Spot it on the garden centre shelves, and gypsum looks like any old white powder, but in the right conditions, this soft mineral has the power to break down clay. Gypsum works its magic by binding together small particles of clay, creating space for water to drain through, and air to enter. The usual way to use gypsum is to apply it to new ground, as a powder, at a rate of 1/2 a kilo per square metre of soil, dug into the ground to a depth of 10-15cm. Gypsum isn’t fast acting, and it should only be applied once a year.

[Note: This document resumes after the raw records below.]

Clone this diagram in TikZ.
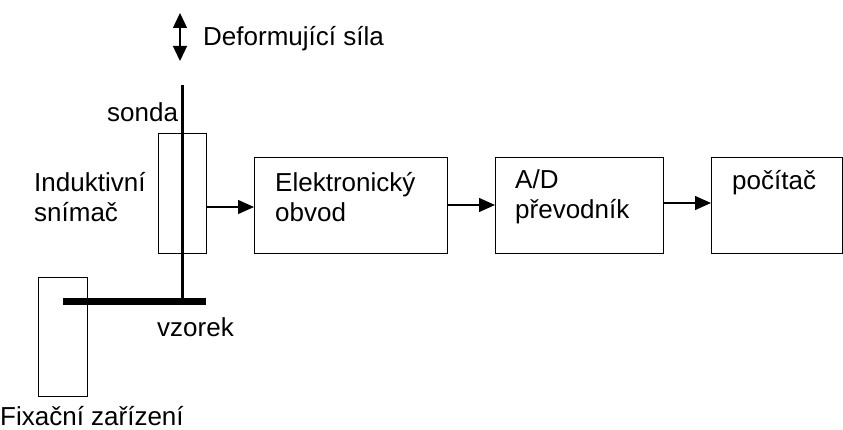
\documentclass[tikz,border=0pt]{standalone}
\usepackage{fontspec}
\setmainfont{Liberation Sans}
\usetikzlibrary{arrows.meta}
\begin{document}
\begin{tikzpicture}[x=1pt,y=-1pt,
  box/.style={draw, line width=1.3pt, inner sep=0pt, anchor=north west},
  lbl/.style={inner sep=0pt, font=\fontsize{26}{30}\selectfont, align=left},
  tip/.style={Triangle[length=16pt,width=14pt]},
  conn/.style={line width=1.3pt, -{Triangle[length=16pt,width=14pt]}}]
\useasboundingbox (0,0) rectangle (843,430);
% boxes
\node[box, minimum width=48pt, minimum height=120pt] (sensor) at (158,133) {};
\node[box, minimum width=193pt, minimum height=96pt] (elec) at (254,157) {};
\node[box, minimum width=168pt, minimum height=96pt] (ad) at (495,157) {};
\node[box, minimum width=131pt, minimum height=96pt] (pc) at (711,157) {};
\node[box, minimum width=49pt, minimum height=119pt] (fix) at (38,277) {};
% probe and sample
\coordinate (ptop) at (182,85);
\coordinate (pbot) at (182,301);
\coordinate (sl) at (63,301);
\coordinate (sr) at (206,301);
\draw[line width=3pt] (ptop) -- (pbot);
\draw[line width=7pt] (sl) -- (sr);
% connectors
\draw[conn] (sensor.east |- 0,207) -- (elec.west |- 0,207);
\draw[conn] (elec.east |- 0,205) -- (ad.west |- 0,205);
\draw[conn] (ad.east |- 0,203) -- (pc.west |- 0,203);
% force arrow
\coordinate (fa) at (180,13);
\coordinate (fb) at (180,61);
\draw[line width=1.3pt, {Triangle[length=15pt,width=14pt]}-{Triangle[length=15pt,width=14pt]}] (fa) -- (fb);
% labels
\node[lbl, anchor=west] (force) at (203,39) {Deformující síla};
\node[lbl, anchor=west] (sonda) at (107,112) {sonda};
\node[lbl, anchor=west] (induk) at (34,197) {Induktivní\\snímač};
\node[lbl, anchor=west] (vzorek) at (157,327) {vzorek};
\node[lbl, anchor=west] (fixt) at (0,416) {Fixační zařízení};
\node[lbl, anchor=west] (elect) at (275,197) {Elektronický\\obvod};
\node[lbl, anchor=west] (adt) at (515,197) {A/D\\převodník};
\node[lbl, anchor=west] (pct) at (732,183) {počítač};
\end{tikzpicture}
\end{document}
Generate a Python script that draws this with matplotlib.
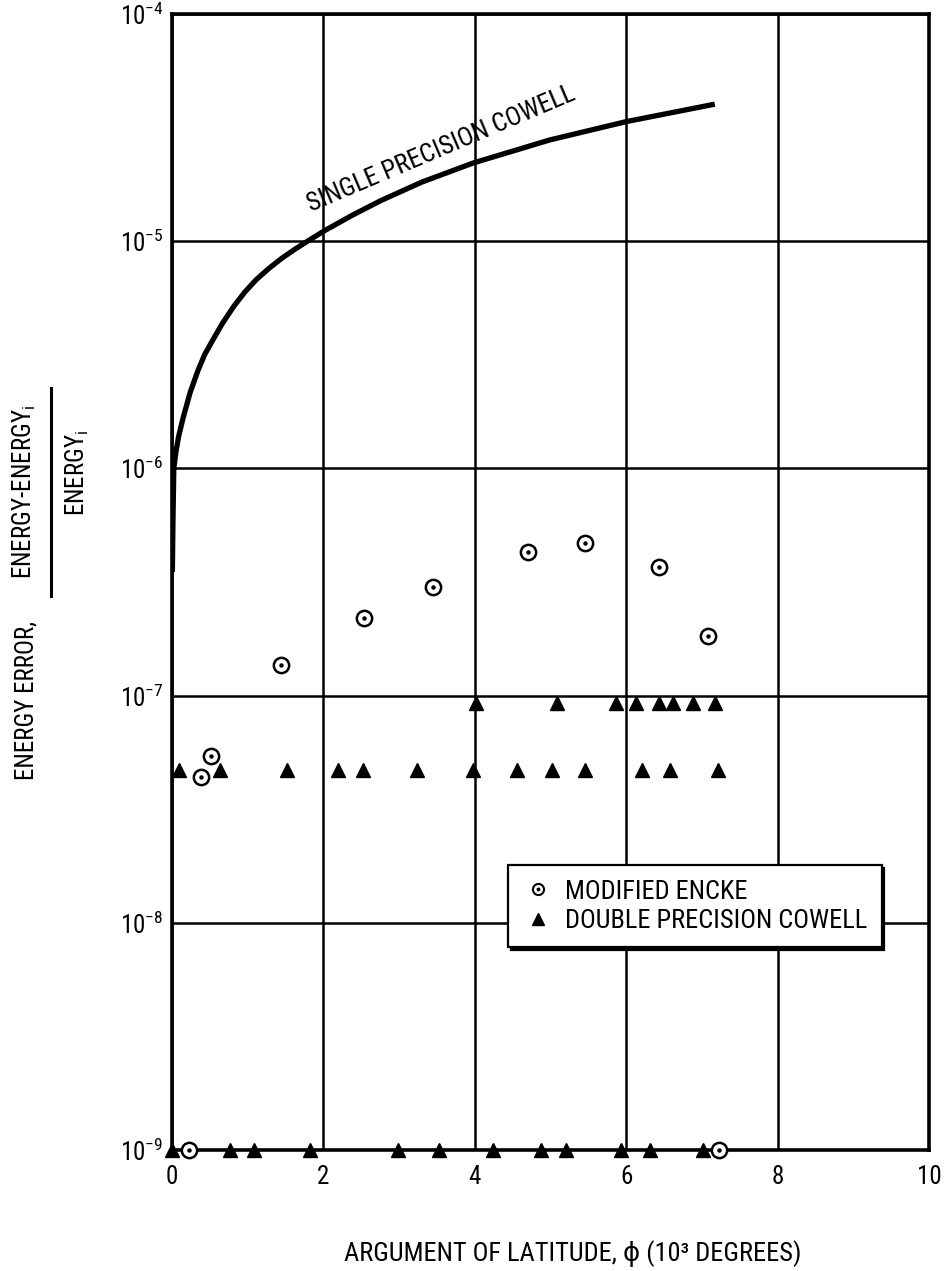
import matplotlib
matplotlib.use("Agg")
import matplotlib.pyplot as plt
from matplotlib.lines import Line2D

FONTS = ['Roboto Condensed', 'Barlow Condensed', 'Archivo Narrow', 'DejaVu Sans']
plt.rcParams['font.family'] = FONTS
plt.rcParams['mathtext.fontset'] = 'custom'
plt.rcParams['mathtext.rm'] = 'Roboto Condensed'
plt.rcParams['mathtext.it'] = 'Roboto Condensed'

# ---------------- data ----------------
x_ticks = [0, 2, 4, 6, 8, 10]
x_tick_labels = ['0', '2', '4', '6', '8', '10']
y_ticks = [1e-9, 1e-8, 1e-7, 1e-6, 1e-5, 1e-4]
y_tick_labels = [r'$\mathregular{10^{-9}}$', r'$\mathregular{10^{-8}}$', r'$\mathregular{10^{-7}}$',
                 r'$\mathregular{10^{-6}}$', r'$\mathregular{10^{-5}}$', r'$\mathregular{10^{-4}}$']

# Single precision Cowell (curve)
cowell_single_x = [0.005, 0.012, 0.024, 0.05, 0.087, 0.145, 0.24, 0.34, 0.43, 0.53, 0.67,
                   0.82, 0.96, 1.11, 1.28, 1.45, 1.62, 1.79, 2.01, 2.38, 2.76, 3.3, 3.98,
                   4.99, 6.0, 7.17]
cowell_single_y = [3.5e-7, 5.6e-7, 1.0e-6, 1.17e-6, 1.38e-6, 1.66e-6, 2.16e-6, 2.68e-6,
                   3.16e-6, 3.63e-6, 4.37e-6, 5.19e-6, 5.96e-6, 6.76e-6, 7.59e-6, 8.41e-6,
                   9.2e-6, 1.0e-5, 1.11e-5, 1.30e-5, 1.51e-5, 1.82e-5, 2.21e-5, 2.79e-5,
                   3.36e-5, 4.01e-5]

# Modified Encke (circles)
encke_x = [0.22, 0.38, 0.52, 1.44, 2.53, 3.45, 4.70, 5.45, 6.43, 7.08, 7.22]
encke_y = [1e-9, 4.4e-8, 5.4e-8, 1.37e-7, 2.2e-7, 3.0e-7, 4.27e-7, 4.69e-7, 3.67e-7, 1.83e-7, 1e-9]

# Double precision Cowell (triangles)
cowell_double_x = [0.09, 0.63, 1.52, 2.19, 2.52, 3.24, 3.98, 4.56, 5.02, 5.46, 6.21, 6.58, 7.21,
                   4.02, 5.09, 5.86, 6.13, 6.43, 6.62, 6.88, 7.17,
                   0.0, 0.77, 1.08, 1.82, 2.98, 3.53, 4.24, 4.88, 5.20, 5.93, 6.32, 7.02]
cowell_double_y = [4.7e-8] * 13 + [9.3e-8] * 8 + [1e-9] * 12

legend_labels = ['MODIFIED ENCKE', 'DOUBLE PRECISION COWELL']
curve_label = 'SINGLE PRECISION COWELL'
x_label = 'ARGUMENT OF LATITUDE, \u03d5 (10\u00b3 DEGREES)'

# ---------------- figure ----------------
W, H = 945, 1271
fig = plt.figure(figsize=(W / 100, H / 100), dpi=100)
ax = fig.add_axes([172 / W, 1 - 1150 / H, 757 / W, 1136 / H])

ax.set_yscale('log')
ax.set_xlim(0, 10)
ax.set_ylim(1e-9, 1e-4)
ax.set_xticks(x_ticks)
ax.set_xticklabels(x_tick_labels)
ax.set_yticks(y_ticks)
ax.set_yticklabels(y_tick_labels)
ax.minorticks_off()
ax.tick_params(axis='both', length=0, labelsize=18, colors='black')
ax.tick_params(axis='x', pad=11)
ax.tick_params(axis='y', pad=6)
ax.grid(True, color='black', lw=1.8)
ax.set_axisbelow(True)
for s in ax.spines.values():
    s.set_linewidth(2.6)
    s.set_color('black')

ax.plot(cowell_single_x, cowell_single_y, color='black', lw=3.8, solid_capstyle='butt',
        solid_joinstyle='round', zorder=3)
ax.text(3.55, 2.55e-5, curve_label, rotation=23, rotation_mode='anchor',
        ha='center', va='center', fontsize=18.5, zorder=4)

ax.plot(encke_x, encke_y, 'o', ms=11, mfc='white', mec='black', mew=1.8,
        ls='none', clip_on=False, zorder=5)
ax.plot(encke_x, encke_y, 'o', ms=2.2, color='black', ls='none', clip_on=False, zorder=6)
ax.plot(cowell_double_x, cowell_double_y, '^', ms=10.5, color='black',
        ls='none', clip_on=False, zorder=5)

h_circ = Line2D([], [], marker='o', ms=8, mfc='white', mec='black', mew=1.5, ls='none')
h_dot = Line2D([], [], marker='o', ms=1.8, color='black', ls='none')
h_tri = Line2D([], [], marker='^', ms=8, color='black', ls='none')
leg = ax.legend([(h_circ, h_dot), h_tri], legend_labels, loc='upper left',
                bbox_to_anchor=((508 - 172) / 757, (1150 - 865) / 1136),
                borderaxespad=0, frameon=True, fancybox=False, fontsize=19,
                handlelength=1.2, handletextpad=0.4, borderpad=0.55, labelspacing=0.2,
                shadow={'facecolor': 'black', 'edgecolor': 'black', 'alpha': 1})
leg.get_frame().set_edgecolor('black')
leg.get_frame().set_linewidth(1.6)
leg.set_zorder(10)

# ---------------- axis labels ----------------
fig.text(573 / W, 1 - 1254 / H, x_label, ha='center', va='center', fontsize=19)
fig.text(27 / W, 1 - 701 / H, 'ENERGY ERROR,', rotation=90, ha='center', va='center', fontsize=18)
fig.text(24 / W, 1 - 492 / H, r'ENERGY-ENERGY$_\mathregular{i}$', rotation=90,
         ha='center', va='center', fontsize=18)
fig.add_artist(Line2D([51 / W, 51 / W], [1 - 388 / H, 1 - 596 / H], color='black', lw=2.2,
                      transform=fig.transFigure))
fig.text(77 / W, 1 - 473 / H, r'ENERGY$_\mathregular{i}$', rotation=90,
         ha='center', va='center', fontsize=18)

fig.savefig('out.png', dpi=100, facecolor='white')
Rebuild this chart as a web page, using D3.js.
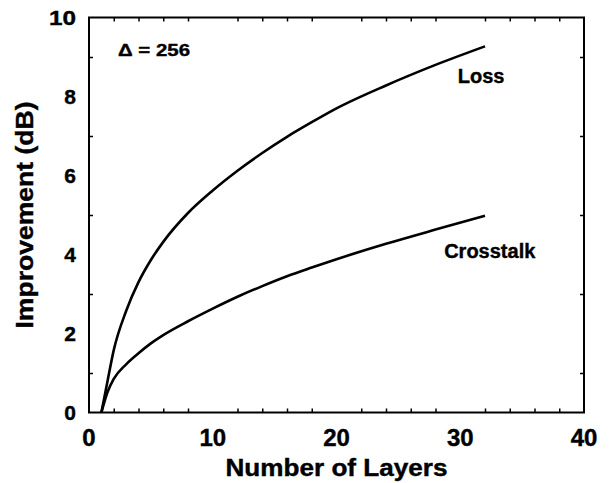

For all it’s positives, gypsum does have its drawbacks (it’s known to leach nutrients out of the ground), so before you head out to purchase some, be very sure your garden actually requires it. A good test as to whether ground is predominantly clay, is to squeeze fragments of the ‘soil’ together in your hand. If they squash down tightly, and don’t break apart when you release your grip, it’s a sign you’re dealing with clay, and gypsum could be helpful.

Compost

Clay gets a bad rap among gardeners, but it actually has a lot going for it (certainly a lot more than sandy soils). Clay is often full of helpful plant nutrients because the dense nature of its structure means these ‘goodies’ haven’t had an opportunity to leach away. Clay also holds onto moisture in a drought. What clay does lack, however, is the ability to drain and admit air (both vital for root growth). It’s also very hard to dig and break up – unless you allow your plants to do this for you, with their roots. To encourage plants to break up clay, spread a layer of 10-15cm of compost (it should include well-rotted animal manure) onto what will become your garden bed. Plant and sow into this layer the sort of ornamentals and vegetables that will be in the soil for several months (avoid root vegetables as the clay will be too hard for the likes of carrots and beetroot to penetrate). Suitable plants include annual flowers, garlic, brassica (cauli, cabbage and broccoli), silver beet, broadbeans, celery, and leeks). These plants will grow vigorously because of the nutrient rich compost. As they do, their roots will penetrate down into the clay layer in search of moisture, breaking up the soil as they go. Where possible, leave the roots in the ground when you harvest. As they decompose, they will create pockets to help the clay drain and air to enter.

Leaf mould mulch

Leaf mould is an organic soil additive that works to break up clay. It does this by encouraging microorganisms and worms into the garden environment. These small creatures then tunnel down into the clay, opening it up for drainage to occur. To use leaf mould, spread it over the garden, in autumn or winter, to a depth of 10-15cm. If it is light, cover it with a net (the sort you would use to cover strawberries) to prevent it being blown away or scratched up by foraging birds. Peg the net down with short hoops of number 8 wire, or a few bricks. You can make your own leafmould, and now is the very time to do it, when autumn leaves are plentiful.

A clay start to a garden may not be perfect, but it holds plenty of opportunity when you know how to take advantage of it!